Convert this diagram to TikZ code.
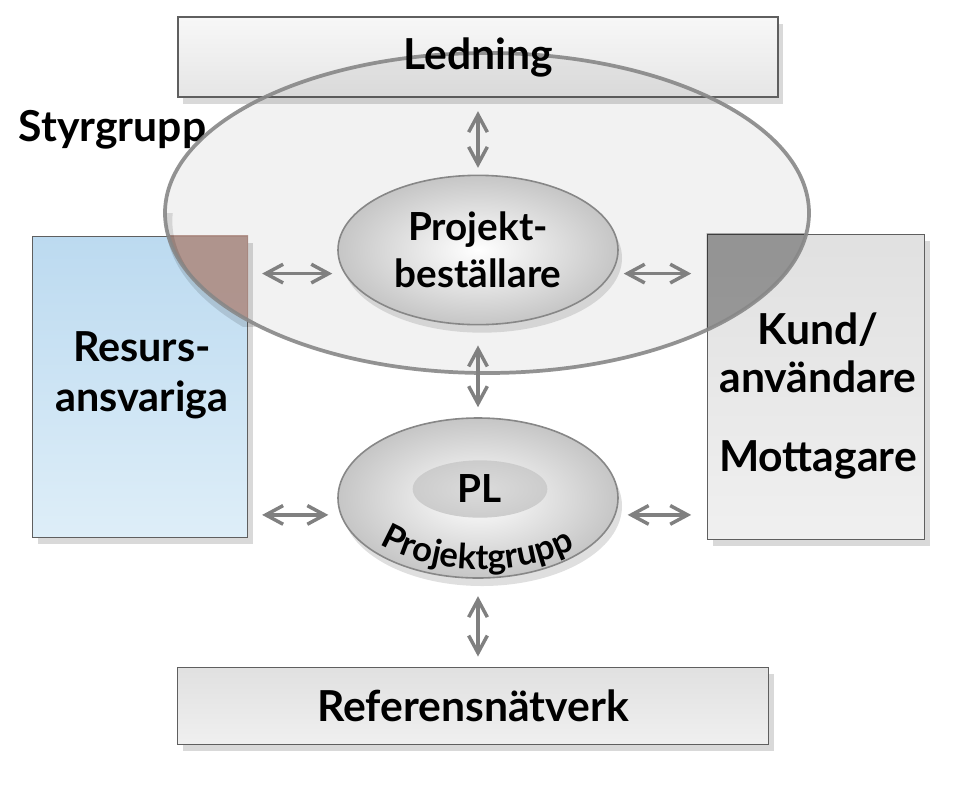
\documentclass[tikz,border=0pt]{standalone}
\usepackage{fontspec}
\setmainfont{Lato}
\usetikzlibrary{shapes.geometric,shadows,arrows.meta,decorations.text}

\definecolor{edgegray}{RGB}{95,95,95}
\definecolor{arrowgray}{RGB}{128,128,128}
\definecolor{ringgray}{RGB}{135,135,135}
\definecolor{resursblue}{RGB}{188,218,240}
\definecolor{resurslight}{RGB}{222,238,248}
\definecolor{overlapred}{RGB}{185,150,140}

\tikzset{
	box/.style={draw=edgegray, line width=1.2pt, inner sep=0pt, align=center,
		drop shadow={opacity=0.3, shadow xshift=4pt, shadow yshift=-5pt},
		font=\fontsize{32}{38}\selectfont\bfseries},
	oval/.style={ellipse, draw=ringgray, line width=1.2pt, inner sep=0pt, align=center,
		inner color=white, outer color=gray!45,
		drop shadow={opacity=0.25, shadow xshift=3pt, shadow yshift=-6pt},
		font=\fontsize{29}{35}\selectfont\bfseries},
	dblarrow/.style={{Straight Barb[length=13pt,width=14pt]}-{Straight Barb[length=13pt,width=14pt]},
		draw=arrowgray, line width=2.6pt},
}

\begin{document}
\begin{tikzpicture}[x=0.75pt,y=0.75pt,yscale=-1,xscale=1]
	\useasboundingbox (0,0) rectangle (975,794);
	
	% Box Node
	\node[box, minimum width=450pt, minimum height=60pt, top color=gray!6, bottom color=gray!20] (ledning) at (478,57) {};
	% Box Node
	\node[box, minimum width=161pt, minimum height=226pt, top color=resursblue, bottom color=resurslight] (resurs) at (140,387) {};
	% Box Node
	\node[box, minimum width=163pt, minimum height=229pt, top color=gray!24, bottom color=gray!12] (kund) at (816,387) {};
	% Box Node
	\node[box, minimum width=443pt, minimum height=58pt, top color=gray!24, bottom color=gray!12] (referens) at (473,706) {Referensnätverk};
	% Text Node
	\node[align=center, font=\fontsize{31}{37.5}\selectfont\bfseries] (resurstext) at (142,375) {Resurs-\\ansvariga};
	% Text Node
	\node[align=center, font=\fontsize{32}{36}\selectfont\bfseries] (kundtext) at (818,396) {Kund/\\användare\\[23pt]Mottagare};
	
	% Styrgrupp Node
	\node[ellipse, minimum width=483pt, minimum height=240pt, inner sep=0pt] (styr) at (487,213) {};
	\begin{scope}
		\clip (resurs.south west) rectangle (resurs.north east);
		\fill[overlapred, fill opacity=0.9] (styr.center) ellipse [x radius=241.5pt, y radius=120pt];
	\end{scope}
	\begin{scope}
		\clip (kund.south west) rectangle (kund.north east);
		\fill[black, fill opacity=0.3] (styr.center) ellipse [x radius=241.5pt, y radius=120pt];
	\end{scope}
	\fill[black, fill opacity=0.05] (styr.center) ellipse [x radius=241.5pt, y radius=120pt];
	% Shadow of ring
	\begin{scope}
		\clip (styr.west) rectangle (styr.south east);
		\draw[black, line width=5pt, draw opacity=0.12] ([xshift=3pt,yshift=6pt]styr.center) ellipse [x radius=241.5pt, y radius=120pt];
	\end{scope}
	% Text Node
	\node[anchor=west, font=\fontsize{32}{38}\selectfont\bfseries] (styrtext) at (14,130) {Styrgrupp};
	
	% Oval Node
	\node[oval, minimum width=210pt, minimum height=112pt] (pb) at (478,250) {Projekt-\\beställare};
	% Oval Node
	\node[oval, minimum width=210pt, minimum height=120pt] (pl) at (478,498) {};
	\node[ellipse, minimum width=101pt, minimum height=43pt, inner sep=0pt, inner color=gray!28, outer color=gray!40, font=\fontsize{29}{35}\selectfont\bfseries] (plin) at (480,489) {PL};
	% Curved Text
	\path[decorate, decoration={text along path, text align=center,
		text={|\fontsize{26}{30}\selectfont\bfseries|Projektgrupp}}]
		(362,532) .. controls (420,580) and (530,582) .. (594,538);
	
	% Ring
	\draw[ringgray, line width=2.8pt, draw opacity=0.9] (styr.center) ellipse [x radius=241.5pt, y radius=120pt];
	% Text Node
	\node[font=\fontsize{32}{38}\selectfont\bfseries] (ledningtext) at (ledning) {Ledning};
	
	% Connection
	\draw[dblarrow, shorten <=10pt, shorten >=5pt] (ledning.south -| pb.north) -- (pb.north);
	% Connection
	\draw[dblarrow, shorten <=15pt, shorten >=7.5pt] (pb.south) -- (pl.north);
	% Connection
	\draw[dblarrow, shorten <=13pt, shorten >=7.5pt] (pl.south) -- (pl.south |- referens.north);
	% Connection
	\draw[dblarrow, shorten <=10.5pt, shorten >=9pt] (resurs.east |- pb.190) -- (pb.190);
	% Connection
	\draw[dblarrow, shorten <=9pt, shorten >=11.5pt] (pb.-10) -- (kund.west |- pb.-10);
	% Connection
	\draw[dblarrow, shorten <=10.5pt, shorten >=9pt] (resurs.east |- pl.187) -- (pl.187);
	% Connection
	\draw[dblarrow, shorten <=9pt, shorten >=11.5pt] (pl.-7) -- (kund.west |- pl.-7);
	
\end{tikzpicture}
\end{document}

INSTRUCTION
Output exactly the span of lines from the top of the listing through the line holding "(0,0) rectangle (975,794);", and leave every picture out.

EXERCISE ANSWER
Convert this diagram to TikZ code.
\documentclass[tikz,border=0pt]{standalone}
\usepackage{fontspec}
\setmainfont{Lato}
\usetikzlibrary{shapes.geometric,shadows,arrows.meta,decorations.text}

\definecolor{edgegray}{RGB}{95,95,95}
\definecolor{arrowgray}{RGB}{128,128,128}
\definecolor{ringgray}{RGB}{135,135,135}
\definecolor{resursblue}{RGB}{188,218,240}
\definecolor{resurslight}{RGB}{222,238,248}
\definecolor{overlapred}{RGB}{185,150,140}

\tikzset{
	box/.style={draw=edgegray, line width=1.2pt, inner sep=0pt, align=center,
		drop shadow={opacity=0.3, shadow xshift=4pt, shadow yshift=-5pt},
		font=\fontsize{32}{38}\selectfont\bfseries},
	oval/.style={ellipse, draw=ringgray, line width=1.2pt, inner sep=0pt, align=center,
		inner color=white, outer color=gray!45,
		drop shadow={opacity=0.25, shadow xshift=3pt, shadow yshift=-6pt},
		font=\fontsize{29}{35}\selectfont\bfseries},
	dblarrow/.style={{Straight Barb[length=13pt,width=14pt]}-{Straight Barb[length=13pt,width=14pt]},
		draw=arrowgray, line width=2.6pt},
}

\begin{document}
\begin{tikzpicture}[x=0.75pt,y=0.75pt,yscale=-1,xscale=1]
	\useasboundingbox (0,0) rectangle (975,794);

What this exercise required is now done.